## Work required
Pull out every line in the data that has the string "chart" in it.

::::::

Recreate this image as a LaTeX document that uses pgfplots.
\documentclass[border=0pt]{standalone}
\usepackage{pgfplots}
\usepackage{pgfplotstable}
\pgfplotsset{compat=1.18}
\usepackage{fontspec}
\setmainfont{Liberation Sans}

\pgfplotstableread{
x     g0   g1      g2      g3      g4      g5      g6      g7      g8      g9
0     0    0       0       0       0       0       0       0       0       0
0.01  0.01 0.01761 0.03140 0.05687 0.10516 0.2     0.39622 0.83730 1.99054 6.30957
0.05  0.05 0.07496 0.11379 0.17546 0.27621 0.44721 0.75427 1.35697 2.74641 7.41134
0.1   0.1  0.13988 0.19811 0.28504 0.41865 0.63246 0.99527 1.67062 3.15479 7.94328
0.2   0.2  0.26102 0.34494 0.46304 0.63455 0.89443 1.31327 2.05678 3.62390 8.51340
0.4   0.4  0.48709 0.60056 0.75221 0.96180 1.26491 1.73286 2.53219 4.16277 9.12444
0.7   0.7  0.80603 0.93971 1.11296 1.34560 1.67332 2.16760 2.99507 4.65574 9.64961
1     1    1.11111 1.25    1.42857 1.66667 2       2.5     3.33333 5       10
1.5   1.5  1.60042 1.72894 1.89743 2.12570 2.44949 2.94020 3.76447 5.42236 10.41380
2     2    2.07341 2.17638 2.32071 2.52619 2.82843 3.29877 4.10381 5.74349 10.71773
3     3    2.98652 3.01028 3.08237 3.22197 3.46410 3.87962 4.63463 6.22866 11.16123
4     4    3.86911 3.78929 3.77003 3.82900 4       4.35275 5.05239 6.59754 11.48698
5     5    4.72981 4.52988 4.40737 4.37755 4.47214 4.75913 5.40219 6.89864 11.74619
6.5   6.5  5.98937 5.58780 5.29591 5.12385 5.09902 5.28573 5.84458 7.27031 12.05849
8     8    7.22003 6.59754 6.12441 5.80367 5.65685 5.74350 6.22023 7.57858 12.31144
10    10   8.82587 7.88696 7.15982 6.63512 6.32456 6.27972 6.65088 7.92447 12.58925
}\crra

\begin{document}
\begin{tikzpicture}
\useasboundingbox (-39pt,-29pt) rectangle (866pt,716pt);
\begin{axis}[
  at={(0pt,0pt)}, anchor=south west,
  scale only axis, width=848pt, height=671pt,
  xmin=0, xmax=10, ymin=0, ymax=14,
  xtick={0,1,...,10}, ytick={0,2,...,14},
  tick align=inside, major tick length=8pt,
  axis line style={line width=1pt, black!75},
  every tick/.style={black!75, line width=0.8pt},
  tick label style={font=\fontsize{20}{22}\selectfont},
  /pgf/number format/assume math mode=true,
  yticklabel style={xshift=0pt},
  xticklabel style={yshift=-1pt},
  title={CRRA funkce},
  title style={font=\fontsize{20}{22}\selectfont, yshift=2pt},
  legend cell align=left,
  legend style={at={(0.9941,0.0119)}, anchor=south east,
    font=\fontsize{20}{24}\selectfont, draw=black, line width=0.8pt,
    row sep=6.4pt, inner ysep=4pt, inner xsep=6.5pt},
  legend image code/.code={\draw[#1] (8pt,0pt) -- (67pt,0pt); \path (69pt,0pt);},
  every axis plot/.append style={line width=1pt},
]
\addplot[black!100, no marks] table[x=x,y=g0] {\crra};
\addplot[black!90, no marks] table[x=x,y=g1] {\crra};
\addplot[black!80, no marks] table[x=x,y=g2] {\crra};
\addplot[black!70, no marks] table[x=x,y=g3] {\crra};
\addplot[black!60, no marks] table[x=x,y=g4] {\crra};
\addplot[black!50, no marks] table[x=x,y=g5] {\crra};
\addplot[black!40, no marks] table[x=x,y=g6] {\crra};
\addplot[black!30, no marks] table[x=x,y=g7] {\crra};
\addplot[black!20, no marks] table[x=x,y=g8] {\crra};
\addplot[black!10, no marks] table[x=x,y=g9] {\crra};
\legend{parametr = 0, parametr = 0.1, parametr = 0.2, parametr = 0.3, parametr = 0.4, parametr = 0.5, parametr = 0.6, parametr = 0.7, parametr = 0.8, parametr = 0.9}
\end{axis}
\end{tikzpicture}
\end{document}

::::::

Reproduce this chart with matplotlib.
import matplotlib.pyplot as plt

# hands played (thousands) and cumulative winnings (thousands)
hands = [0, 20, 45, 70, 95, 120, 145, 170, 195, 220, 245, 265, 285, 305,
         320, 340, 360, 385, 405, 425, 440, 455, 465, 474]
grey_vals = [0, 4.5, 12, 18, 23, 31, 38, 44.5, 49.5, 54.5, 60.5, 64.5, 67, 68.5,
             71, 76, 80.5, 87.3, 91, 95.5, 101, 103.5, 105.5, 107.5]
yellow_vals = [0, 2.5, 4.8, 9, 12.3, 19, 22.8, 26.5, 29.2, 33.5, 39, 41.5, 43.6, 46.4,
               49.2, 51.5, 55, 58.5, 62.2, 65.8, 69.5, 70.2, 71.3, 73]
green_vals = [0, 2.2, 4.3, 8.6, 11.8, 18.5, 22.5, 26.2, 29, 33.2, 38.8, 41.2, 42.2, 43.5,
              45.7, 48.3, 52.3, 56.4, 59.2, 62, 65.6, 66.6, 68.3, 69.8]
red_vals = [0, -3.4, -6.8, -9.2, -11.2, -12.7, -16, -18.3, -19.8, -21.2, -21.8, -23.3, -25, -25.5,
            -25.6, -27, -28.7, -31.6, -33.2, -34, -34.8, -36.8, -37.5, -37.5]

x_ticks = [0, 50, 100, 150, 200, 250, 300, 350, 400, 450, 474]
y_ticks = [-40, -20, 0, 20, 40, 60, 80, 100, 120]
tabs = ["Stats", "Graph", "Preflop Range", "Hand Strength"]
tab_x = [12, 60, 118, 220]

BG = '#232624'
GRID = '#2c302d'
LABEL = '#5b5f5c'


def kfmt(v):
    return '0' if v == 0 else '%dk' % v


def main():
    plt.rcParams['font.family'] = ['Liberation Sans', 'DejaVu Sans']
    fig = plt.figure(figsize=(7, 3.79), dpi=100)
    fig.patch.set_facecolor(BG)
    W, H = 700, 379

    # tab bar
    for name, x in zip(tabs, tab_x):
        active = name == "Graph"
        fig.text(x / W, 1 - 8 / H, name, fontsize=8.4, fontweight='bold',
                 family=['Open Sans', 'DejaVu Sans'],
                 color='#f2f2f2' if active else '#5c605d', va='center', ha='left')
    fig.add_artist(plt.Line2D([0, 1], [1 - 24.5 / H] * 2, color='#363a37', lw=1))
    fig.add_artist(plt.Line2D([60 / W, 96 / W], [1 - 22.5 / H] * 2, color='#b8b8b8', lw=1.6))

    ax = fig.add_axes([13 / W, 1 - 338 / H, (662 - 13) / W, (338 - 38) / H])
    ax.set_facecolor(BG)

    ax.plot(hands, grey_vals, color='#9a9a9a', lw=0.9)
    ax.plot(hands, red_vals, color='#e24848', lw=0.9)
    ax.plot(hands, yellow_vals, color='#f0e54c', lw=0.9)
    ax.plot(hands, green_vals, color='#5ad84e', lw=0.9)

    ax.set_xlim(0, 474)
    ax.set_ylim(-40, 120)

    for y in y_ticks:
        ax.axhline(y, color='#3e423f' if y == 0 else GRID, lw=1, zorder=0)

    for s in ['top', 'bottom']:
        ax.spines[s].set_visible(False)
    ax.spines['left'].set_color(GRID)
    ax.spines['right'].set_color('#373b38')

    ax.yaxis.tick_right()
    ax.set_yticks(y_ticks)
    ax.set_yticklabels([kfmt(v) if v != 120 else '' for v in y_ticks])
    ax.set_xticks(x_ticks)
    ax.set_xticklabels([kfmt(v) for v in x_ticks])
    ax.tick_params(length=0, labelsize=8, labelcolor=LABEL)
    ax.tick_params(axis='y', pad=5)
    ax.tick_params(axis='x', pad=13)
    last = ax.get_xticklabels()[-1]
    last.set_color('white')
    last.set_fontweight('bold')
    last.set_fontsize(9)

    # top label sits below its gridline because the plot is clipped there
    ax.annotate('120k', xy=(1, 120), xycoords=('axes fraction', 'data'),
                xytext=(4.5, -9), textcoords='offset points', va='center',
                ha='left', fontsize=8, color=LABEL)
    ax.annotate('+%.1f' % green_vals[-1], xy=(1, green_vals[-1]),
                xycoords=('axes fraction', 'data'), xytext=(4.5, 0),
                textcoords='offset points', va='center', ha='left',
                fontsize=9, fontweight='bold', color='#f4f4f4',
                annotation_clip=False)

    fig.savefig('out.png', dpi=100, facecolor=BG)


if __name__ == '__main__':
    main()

::::::

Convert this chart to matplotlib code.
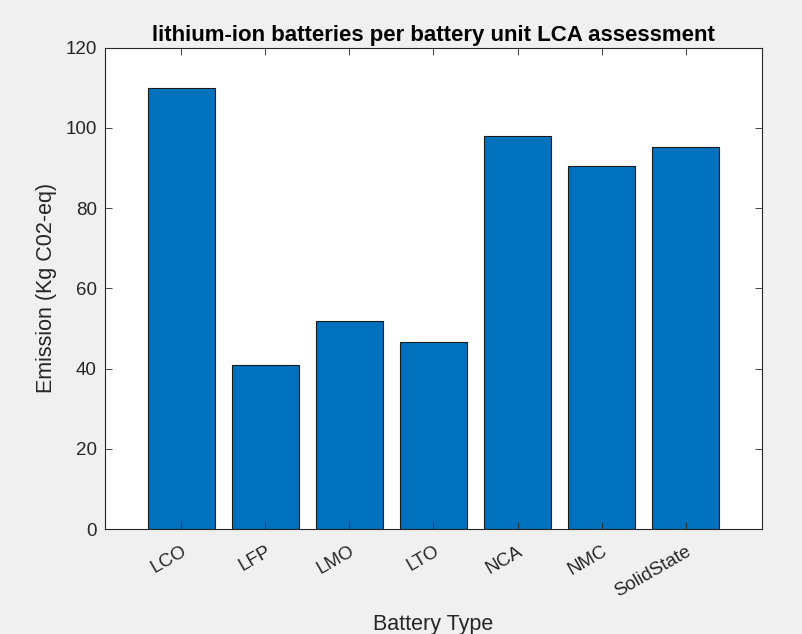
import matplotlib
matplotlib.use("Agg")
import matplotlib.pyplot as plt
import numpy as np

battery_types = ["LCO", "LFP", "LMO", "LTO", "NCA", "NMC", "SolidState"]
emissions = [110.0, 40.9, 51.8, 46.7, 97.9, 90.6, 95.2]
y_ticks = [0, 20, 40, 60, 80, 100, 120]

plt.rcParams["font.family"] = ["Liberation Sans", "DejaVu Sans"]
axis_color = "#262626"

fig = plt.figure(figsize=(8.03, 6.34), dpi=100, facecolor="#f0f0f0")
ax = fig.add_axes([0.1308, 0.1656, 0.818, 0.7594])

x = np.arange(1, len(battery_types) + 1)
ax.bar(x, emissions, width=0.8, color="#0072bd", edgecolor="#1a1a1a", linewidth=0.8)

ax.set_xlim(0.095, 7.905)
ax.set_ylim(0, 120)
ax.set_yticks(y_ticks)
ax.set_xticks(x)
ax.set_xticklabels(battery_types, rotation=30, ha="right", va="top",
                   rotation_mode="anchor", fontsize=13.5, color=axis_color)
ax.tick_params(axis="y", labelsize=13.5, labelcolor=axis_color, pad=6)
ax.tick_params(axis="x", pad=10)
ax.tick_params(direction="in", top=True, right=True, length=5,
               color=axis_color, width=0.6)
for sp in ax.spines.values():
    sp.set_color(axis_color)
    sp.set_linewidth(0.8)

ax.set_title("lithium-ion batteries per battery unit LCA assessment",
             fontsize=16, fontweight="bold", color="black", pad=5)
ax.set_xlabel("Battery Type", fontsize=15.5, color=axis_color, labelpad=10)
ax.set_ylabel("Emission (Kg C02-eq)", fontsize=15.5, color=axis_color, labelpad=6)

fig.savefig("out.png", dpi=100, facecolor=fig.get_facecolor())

::::::

## Exercise solution
Reproduce this chart with matplotlib.
Convert this chart to matplotlib code.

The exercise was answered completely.